I went to Menards today for totally Halloween unrelated stuff, I was walking by a recycle bin and noticed....this!









I asked a girl if I could have it, she asked her manager and woohoo. had to take off the bottom part with the company logo then I was free to go. It's heavy cardboard.

not bad for free.


----------



## HalloweenZombie (Jul 22, 2007)

If it's free it's for me. Especially if it's that cool. Nice find.


----------



## jdubbya (Nov 6, 2005)

Neato! Was it some kind of store display? Great find and better than ending up in a landfill.


----------



## Aelwyn (Jul 7, 2008)

Awesome find!


----------



## Night Owl (Feb 28, 2008)

Aww, man! How lucky can you get...


----------



## HibLaGrande (Sep 25, 2005)

jdubbya said:


> Neato! Was it some kind of store display? .


yeah it held masks.


----------



## Spookie (Aug 26, 2008)

I can't believe they didn't want to use it as a display piece. Totally ghoulish!! You lucky stiff!! Thanks for posting, I love how the top green drips down and will keep this mind if I have to make a coffin.

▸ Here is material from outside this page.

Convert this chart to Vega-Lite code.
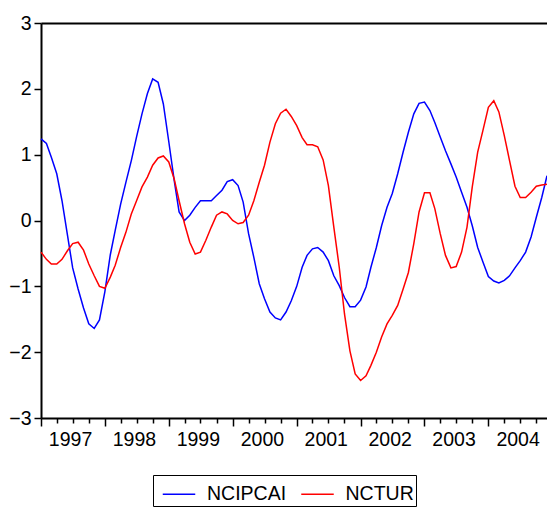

Thanks for sharing the pic.


----------



## HibLaGrande (Sep 25, 2005)

Oh they had another display in use.


----------



## Lady Nyxie (Aug 30, 2006)

Score! 

Often times you can ask now already if you can have Halloween store displays when they are done with them. I got some really cool chandeliers two years ago from Target that way.


----------



## Spookie (Aug 26, 2008)

I remember the chandeliers from Target. They were nice looking.


----------



## midnight_moon (Apr 28, 2008)

I love freebies!


----------



## Lilly (Jun 13, 2006)

that looks cool Hib
I'll have to remember that for our next Harleyween Party


----------



## Mobile Mayhem (Jul 4, 2007)

Target is pretty good about that. A few years ago they had these small battery operated spinning motors for their school suppy display they let me have.


----------



## Spooky1 (Aug 25, 2008)

The things folks will throw away, have they no immagination?


----------



## cerinad (Jun 23, 2008)

Very cool! Great find.


----------



## Death's Door (Mar 22, 2006)

Sweet!!!!!!!!


----------



## kevin242 (Sep 30, 2005)

free is my favorite price. Nice find


----------